People back home look at us and say, “I couldn’t do what you are doing or go where you are going.” I often feel like answering, “But I’m not doing anything special! It is all very ordinary.”
When we were living in Africa, it seemed an inordinate amount of time was necessarily spent just doing the activities of daily living, like shopping, cooking and cleaning. It sometimes felt like our “real work” had to be shoe-horned into the day. But even our chores and lifestyle can speak to those around us.
Once a student asked my husband why we said please and thank you to our two small sons. (Had they actually noticed something as mundane as that?) My husband answered that we wanted to teach them good manners and show our appreciation for things they did to help us. The student was amazed because it was so different in their homes. He had been watching our family for some time and hearing the way we talked to our sons. We didn’t teach that lesson in a classroom, and didn’t even know that we were teaching it, but somewhere in Africa there is a father with a new understanding of leadership and parenthood.
Many times our husbands spend a lot more of their time and energy doing “the work.” They speak the language and sometimes have many more contacts than we do as wives and homemakers. But they couldn’t be doing what they are doing, if we didn’t do what we’re doing. We are a team. God brought us together as husband and wife and then gave us a job to do. Part of that job is “out there” and part is “at home.” Both are necessary for the job to be done right. In the final accounting, it will be the lives we led that mattered, not just the work we did.
Recently I have found fresh encouragement again in Colossians 3, especially verse 17: “And whatever you do, whether in word or deed, do it all in the name of the Lord Jesus, giving thanks to God the Father through him.” Whether in word or deed, we do it all in the name of Jesus, giving thanks to the Father.
If our work is talking or translating, we do it for the Lord.

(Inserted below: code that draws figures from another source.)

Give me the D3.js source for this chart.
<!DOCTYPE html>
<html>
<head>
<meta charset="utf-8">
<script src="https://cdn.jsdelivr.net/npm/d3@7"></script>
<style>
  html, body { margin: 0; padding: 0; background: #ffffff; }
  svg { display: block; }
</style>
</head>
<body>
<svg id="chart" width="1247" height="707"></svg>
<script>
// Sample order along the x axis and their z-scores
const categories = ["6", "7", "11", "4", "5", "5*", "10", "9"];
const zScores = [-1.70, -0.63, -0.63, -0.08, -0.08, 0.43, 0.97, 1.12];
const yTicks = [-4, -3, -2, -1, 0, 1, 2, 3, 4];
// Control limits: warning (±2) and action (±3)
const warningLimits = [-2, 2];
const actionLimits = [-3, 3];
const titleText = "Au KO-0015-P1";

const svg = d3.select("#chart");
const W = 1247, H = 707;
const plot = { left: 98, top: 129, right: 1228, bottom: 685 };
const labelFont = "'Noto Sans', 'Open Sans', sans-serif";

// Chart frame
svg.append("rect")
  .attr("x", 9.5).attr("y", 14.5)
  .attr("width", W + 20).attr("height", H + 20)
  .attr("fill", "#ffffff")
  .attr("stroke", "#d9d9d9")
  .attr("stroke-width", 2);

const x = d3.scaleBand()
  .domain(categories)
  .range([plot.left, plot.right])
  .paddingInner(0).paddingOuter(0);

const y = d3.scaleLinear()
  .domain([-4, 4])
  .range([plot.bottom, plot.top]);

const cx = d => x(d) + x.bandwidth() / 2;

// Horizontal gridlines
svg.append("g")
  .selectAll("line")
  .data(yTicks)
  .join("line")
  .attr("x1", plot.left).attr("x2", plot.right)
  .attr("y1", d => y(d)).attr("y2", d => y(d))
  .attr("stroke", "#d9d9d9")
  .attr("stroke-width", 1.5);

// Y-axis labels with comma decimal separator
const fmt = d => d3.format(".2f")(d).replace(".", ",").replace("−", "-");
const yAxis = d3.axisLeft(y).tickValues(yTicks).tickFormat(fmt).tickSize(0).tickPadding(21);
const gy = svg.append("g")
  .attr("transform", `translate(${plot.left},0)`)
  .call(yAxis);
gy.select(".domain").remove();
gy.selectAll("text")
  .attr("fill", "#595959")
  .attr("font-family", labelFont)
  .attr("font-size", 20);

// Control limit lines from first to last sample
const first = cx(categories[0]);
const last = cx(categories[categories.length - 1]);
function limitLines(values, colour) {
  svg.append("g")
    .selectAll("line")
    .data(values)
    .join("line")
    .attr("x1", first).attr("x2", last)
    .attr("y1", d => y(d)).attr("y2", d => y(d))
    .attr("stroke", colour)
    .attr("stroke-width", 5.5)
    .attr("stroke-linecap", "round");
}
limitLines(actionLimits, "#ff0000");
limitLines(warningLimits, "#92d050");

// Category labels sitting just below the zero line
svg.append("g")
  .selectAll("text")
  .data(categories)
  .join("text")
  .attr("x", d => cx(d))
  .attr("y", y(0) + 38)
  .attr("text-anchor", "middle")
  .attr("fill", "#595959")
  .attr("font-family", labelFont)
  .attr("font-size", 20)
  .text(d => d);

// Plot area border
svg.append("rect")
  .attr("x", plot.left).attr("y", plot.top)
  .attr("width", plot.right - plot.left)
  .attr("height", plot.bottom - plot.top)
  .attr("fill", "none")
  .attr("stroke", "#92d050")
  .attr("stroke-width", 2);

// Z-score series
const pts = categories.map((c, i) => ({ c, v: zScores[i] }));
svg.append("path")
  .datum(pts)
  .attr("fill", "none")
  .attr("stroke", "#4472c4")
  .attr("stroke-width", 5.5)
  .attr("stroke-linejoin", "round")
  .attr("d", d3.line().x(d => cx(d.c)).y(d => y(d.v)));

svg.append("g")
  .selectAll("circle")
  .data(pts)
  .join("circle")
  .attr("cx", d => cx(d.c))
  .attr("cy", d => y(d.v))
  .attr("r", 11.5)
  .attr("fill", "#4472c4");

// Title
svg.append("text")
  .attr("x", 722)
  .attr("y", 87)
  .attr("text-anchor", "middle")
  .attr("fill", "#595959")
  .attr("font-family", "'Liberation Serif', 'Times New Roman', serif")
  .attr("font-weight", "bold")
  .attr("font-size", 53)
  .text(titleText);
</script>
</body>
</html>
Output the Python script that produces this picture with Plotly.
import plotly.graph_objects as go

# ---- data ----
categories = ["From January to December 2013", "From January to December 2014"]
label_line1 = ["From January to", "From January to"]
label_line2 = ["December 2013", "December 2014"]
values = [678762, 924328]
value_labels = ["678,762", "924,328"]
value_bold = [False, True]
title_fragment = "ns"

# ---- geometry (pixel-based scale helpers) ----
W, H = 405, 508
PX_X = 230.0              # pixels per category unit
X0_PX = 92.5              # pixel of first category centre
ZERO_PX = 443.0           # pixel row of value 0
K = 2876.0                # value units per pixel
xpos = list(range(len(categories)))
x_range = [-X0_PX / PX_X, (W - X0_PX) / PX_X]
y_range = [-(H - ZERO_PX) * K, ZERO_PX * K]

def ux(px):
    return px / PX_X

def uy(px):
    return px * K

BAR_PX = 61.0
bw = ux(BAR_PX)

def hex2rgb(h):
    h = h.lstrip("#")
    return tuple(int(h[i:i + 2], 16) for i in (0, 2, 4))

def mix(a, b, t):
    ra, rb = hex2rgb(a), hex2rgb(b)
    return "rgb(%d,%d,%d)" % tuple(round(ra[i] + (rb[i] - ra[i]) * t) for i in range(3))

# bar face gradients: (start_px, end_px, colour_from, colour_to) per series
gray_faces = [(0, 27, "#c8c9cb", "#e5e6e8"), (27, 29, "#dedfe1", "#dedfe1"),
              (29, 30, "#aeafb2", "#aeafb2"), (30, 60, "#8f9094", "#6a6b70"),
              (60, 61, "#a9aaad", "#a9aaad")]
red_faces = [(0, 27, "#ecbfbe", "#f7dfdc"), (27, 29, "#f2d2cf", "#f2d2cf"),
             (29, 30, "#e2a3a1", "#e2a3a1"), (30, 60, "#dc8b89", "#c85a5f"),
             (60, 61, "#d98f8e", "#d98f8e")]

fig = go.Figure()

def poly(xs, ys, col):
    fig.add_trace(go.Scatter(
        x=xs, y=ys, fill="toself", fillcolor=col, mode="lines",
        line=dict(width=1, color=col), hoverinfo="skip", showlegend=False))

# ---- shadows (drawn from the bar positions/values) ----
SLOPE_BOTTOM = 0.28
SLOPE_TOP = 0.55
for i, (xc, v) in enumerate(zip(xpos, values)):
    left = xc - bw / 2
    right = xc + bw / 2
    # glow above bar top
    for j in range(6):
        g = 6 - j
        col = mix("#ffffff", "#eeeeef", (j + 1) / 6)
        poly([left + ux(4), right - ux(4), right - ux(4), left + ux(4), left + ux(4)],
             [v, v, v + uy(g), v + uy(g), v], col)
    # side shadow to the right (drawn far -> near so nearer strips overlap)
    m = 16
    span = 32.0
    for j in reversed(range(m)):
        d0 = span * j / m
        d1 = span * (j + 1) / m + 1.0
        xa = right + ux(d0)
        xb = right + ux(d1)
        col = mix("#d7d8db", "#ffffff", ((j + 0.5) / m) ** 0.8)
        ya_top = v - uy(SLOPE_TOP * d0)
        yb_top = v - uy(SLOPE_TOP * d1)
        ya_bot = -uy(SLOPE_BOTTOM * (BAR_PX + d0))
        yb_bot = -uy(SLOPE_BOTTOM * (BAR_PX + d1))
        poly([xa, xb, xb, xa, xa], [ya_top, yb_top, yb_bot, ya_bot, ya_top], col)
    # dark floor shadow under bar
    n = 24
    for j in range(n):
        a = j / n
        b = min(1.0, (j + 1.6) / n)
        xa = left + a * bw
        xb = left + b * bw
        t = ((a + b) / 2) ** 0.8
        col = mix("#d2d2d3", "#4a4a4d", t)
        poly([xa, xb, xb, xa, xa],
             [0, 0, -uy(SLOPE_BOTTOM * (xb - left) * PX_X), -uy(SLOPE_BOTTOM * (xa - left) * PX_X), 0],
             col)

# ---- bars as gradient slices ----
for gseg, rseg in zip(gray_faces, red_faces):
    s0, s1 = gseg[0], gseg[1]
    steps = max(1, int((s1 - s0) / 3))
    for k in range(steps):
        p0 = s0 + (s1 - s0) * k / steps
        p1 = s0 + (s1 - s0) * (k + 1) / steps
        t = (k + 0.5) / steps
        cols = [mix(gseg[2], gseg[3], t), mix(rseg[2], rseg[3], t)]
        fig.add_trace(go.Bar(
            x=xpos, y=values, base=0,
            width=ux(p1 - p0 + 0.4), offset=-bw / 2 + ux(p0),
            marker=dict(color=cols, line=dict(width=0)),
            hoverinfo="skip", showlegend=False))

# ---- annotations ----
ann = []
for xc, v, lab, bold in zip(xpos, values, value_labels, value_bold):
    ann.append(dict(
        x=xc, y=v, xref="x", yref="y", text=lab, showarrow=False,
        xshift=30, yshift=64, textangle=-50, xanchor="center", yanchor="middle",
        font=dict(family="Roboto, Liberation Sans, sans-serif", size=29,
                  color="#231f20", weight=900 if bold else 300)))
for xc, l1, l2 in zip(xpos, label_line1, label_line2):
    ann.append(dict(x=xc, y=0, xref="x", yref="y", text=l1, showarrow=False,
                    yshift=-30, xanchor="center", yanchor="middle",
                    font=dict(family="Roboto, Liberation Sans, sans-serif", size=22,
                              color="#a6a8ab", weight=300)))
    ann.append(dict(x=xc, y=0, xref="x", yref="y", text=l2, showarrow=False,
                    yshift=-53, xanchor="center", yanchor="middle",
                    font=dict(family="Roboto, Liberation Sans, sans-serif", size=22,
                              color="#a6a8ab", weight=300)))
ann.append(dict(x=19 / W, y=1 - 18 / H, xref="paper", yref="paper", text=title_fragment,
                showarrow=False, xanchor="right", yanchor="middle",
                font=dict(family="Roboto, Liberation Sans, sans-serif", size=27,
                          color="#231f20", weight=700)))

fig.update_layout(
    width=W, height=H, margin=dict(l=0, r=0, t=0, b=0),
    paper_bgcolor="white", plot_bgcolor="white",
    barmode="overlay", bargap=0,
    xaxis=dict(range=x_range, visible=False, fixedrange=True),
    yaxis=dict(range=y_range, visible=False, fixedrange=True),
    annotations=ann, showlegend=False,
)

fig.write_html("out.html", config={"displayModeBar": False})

Or if it is cooking and doing the dishes, then we do that for the Lord. Whatever needs to be done, we should do it with all our hearts. It is good to remember that we aren’t doing it for men, but for the Lord.
The key though, is in knowing that I will receive an inheritance from the Lord as a reward for my work, whether it was seen and appreciated by others or not. If what I did was in obedience to Him, He will be my rewarder.
Moms, the time and effort you put into raising your children, is not “wasted time” for your “work.” You cannot schedule when your child needs to talk to you. You cannot plan time to commend him after he’s said the right thing to a national worker. No one will remember you looked tired after you were up most of the night with a sick child. But the fact that you were there when she was awake in the wee hours of the morning will never be forgotten by her . . .or by her Heavenly Father.
Remember that we only know about the “significant” days in any of the Bible characters’ lives. Out of their whole lives, we have a record of only a few days. The rest was probably quite ordinary. It was doing what their hands found to do. It was tending sheep or growing figs. It was cooking and laundry and wiping runny noses. It was eating and sleeping and sharing and helping.
But in the midst of the mundane, they were aware of the miracles. They had a relationship with God that made them able to hear and respond to His nudge. Even the extraordinary things some of them did were only an extension of the ordinary they had been doing. David slew Goliath the same way he had killed a bear and a lion. Ruth got into Jesus’ genealogy by continuing to stay with Naomi and gathering grain when it was ripe.
So as we think of this past year, let’s thank God for His care for us and our families. Let’s forgive anyone that made this a hard year for us. And let’s thank God that He never left us or forsook us, even on the ordinary days. Let’s ask Him to help us be more sensitive to His whisper so that we might be used even more in our normal, everyday lives.